--- PROVIDED RECORDS ---
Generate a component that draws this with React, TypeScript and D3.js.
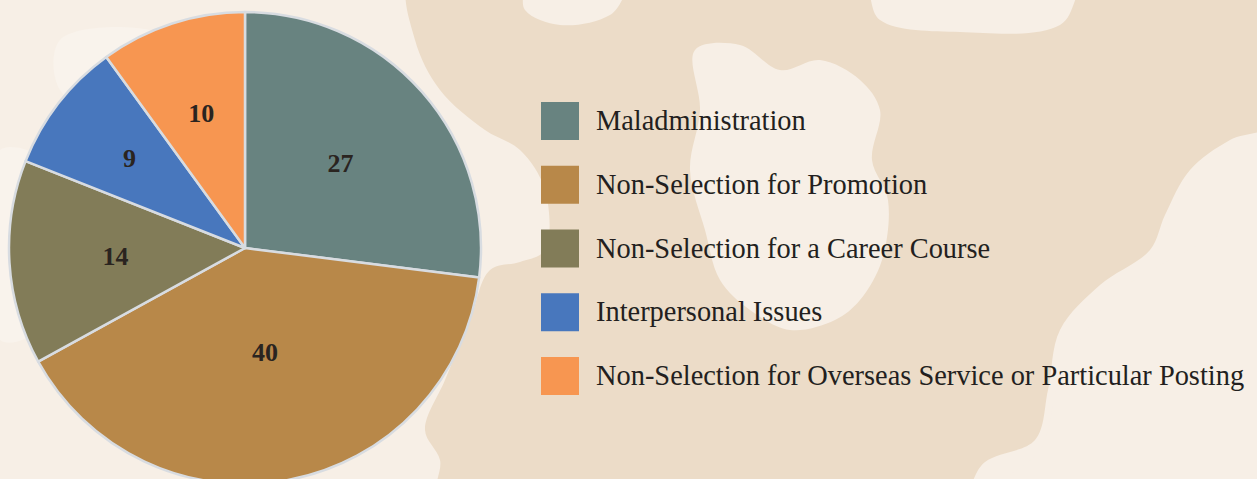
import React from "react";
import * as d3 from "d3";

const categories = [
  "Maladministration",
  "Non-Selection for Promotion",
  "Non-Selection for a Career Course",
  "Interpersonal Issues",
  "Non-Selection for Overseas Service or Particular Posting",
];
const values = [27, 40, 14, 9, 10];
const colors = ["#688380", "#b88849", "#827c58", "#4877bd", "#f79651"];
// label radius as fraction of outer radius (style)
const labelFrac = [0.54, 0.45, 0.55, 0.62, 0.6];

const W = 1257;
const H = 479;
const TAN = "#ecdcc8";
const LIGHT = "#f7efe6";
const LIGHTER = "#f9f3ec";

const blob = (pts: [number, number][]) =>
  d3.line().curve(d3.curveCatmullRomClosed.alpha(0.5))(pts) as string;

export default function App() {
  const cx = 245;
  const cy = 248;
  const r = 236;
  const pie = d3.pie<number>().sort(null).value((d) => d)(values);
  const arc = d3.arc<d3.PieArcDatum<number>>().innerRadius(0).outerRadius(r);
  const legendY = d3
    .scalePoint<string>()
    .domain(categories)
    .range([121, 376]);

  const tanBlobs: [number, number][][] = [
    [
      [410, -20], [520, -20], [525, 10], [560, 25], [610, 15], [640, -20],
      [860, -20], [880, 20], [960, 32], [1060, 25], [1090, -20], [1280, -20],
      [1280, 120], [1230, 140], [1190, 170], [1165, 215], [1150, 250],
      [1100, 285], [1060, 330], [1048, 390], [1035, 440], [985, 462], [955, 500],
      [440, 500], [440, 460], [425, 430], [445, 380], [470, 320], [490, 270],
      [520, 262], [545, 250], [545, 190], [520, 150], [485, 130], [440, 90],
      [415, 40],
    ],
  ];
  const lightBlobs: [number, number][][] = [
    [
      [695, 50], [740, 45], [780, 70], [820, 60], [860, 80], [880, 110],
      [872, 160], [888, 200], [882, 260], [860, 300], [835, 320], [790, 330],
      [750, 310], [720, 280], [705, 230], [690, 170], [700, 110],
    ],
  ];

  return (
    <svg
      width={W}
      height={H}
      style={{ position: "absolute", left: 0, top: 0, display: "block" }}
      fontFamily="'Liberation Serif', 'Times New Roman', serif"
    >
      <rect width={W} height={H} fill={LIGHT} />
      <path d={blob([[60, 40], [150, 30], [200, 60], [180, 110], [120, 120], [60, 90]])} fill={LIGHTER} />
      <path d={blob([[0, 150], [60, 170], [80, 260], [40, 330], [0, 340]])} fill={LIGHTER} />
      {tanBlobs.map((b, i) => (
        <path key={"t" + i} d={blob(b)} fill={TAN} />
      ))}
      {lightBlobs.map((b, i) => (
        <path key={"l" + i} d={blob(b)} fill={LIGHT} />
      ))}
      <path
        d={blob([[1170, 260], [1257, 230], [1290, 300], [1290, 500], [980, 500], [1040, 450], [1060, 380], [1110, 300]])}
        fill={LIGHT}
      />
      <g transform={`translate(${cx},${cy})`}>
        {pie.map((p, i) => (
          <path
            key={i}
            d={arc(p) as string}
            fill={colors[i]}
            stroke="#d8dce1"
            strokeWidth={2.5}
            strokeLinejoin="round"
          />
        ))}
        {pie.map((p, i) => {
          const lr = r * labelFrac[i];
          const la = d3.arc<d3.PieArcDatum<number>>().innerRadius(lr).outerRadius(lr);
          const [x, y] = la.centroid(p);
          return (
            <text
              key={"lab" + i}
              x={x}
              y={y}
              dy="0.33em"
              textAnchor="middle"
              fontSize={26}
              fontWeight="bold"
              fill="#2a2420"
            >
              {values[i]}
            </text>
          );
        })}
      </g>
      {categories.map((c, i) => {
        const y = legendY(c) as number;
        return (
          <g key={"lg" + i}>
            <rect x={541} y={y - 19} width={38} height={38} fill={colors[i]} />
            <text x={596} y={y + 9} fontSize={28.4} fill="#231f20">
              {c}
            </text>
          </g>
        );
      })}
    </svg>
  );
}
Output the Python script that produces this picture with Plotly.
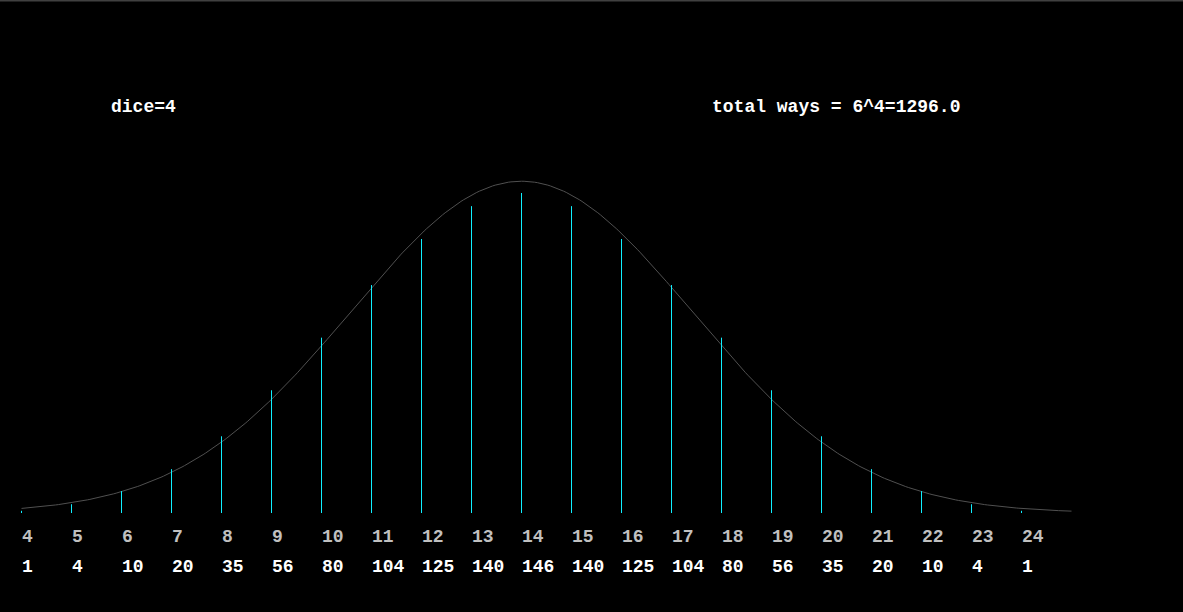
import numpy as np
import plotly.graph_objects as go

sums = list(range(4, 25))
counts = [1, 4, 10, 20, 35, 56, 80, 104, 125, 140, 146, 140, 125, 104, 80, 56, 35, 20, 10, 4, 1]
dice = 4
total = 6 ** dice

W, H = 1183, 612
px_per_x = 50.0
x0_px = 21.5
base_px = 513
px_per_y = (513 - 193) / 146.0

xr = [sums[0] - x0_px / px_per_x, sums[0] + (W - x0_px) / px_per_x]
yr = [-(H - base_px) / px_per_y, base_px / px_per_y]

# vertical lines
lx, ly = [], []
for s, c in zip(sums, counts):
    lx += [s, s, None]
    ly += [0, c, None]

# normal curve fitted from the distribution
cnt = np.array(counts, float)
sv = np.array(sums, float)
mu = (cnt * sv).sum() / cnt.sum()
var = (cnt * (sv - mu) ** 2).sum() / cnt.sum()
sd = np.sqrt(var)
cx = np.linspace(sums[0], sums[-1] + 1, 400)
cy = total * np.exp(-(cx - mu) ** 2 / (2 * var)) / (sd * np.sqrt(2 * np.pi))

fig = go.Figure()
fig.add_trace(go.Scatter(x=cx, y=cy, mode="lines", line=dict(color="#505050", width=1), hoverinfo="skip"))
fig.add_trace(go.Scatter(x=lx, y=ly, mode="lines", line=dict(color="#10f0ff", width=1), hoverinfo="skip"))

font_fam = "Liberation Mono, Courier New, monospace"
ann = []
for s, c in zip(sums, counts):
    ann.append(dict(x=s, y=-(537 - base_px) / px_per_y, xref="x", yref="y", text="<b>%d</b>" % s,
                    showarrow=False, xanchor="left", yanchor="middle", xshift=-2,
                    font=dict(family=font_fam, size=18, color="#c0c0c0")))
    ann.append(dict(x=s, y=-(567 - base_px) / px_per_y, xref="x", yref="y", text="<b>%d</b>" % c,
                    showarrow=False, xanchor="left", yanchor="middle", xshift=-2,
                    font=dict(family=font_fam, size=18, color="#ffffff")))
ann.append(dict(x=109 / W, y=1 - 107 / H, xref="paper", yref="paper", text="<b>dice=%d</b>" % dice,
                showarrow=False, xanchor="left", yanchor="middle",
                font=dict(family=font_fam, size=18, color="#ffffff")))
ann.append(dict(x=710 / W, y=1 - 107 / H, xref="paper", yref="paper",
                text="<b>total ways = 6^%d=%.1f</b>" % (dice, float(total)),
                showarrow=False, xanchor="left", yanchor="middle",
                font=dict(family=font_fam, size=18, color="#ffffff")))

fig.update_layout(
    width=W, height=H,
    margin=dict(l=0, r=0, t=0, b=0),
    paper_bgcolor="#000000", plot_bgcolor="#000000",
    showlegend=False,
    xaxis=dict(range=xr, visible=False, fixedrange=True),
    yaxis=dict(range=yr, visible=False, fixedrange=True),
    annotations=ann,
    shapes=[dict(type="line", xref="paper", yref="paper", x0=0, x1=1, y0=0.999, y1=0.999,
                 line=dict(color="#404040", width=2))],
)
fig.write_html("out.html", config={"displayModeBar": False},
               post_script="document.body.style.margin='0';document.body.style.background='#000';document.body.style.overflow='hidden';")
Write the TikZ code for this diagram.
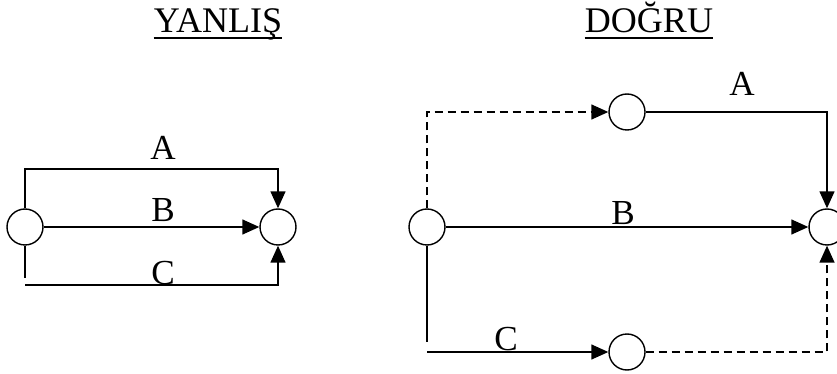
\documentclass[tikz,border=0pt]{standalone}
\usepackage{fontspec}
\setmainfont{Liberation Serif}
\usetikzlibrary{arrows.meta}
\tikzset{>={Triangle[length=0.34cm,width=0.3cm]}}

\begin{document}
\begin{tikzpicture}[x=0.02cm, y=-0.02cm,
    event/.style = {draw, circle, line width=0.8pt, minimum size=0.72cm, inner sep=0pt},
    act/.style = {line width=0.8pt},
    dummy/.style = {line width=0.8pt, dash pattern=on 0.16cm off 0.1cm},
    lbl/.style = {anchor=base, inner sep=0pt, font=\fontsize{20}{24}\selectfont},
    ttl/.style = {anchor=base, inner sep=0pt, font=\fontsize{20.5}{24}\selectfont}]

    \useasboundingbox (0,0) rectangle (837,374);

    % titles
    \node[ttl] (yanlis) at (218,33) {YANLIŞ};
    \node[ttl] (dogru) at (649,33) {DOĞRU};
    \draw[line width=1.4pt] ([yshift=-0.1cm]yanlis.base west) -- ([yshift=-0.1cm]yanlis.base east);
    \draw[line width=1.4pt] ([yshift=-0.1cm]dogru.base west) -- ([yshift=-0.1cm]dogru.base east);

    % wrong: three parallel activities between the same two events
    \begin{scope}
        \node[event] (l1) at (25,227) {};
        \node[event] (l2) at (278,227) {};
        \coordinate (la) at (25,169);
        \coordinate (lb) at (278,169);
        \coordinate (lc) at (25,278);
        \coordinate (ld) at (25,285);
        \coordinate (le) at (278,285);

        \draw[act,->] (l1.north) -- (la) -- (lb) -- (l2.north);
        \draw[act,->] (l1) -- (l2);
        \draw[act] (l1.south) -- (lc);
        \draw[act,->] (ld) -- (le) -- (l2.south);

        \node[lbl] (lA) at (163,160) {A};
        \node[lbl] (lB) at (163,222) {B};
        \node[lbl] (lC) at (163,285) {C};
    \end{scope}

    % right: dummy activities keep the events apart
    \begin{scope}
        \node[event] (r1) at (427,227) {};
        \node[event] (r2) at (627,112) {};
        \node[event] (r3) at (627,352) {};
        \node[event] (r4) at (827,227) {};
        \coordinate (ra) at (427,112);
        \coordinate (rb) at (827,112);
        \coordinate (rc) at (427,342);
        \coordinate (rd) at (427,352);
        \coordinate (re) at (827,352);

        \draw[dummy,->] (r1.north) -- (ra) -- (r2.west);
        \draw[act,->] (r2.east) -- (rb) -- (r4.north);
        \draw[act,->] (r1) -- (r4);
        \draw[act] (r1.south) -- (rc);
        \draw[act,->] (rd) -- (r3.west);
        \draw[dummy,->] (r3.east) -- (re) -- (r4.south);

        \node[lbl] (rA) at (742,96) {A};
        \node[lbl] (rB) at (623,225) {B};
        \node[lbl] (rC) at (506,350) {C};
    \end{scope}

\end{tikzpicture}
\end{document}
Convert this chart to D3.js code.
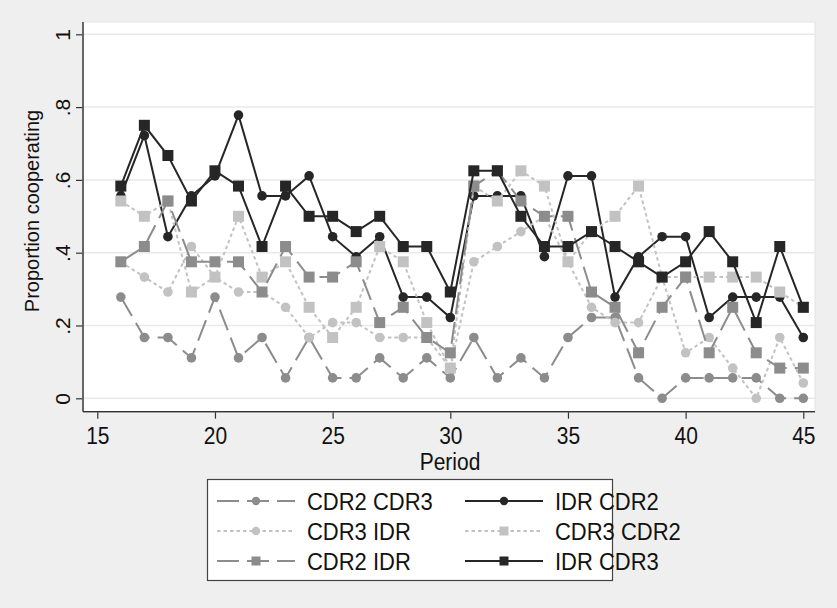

--- WRITTEN PROBLEM ---
Write out an exact copy of the listing, first line through the line containing "const labelFrac = [0.54, 0.45, 0.55, 0.62, 0.6];", with the pictures left out.

--- RESPONSE ---
Generate a component that draws this with React, TypeScript and D3.js.
import React from "react";
import * as d3 from "d3";

const categories = [
  "Maladministration",
  "Non-Selection for Promotion",
  "Non-Selection for a Career Course",
  "Interpersonal Issues",
  "Non-Selection for Overseas Service or Particular Posting",
];
const values = [27, 40, 14, 9, 10];
const colors = ["#688380", "#b88849", "#827c58", "#4877bd", "#f79651"];
// label radius as fraction of outer radius (style)
const labelFrac = [0.54, 0.45, 0.55, 0.62, 0.6];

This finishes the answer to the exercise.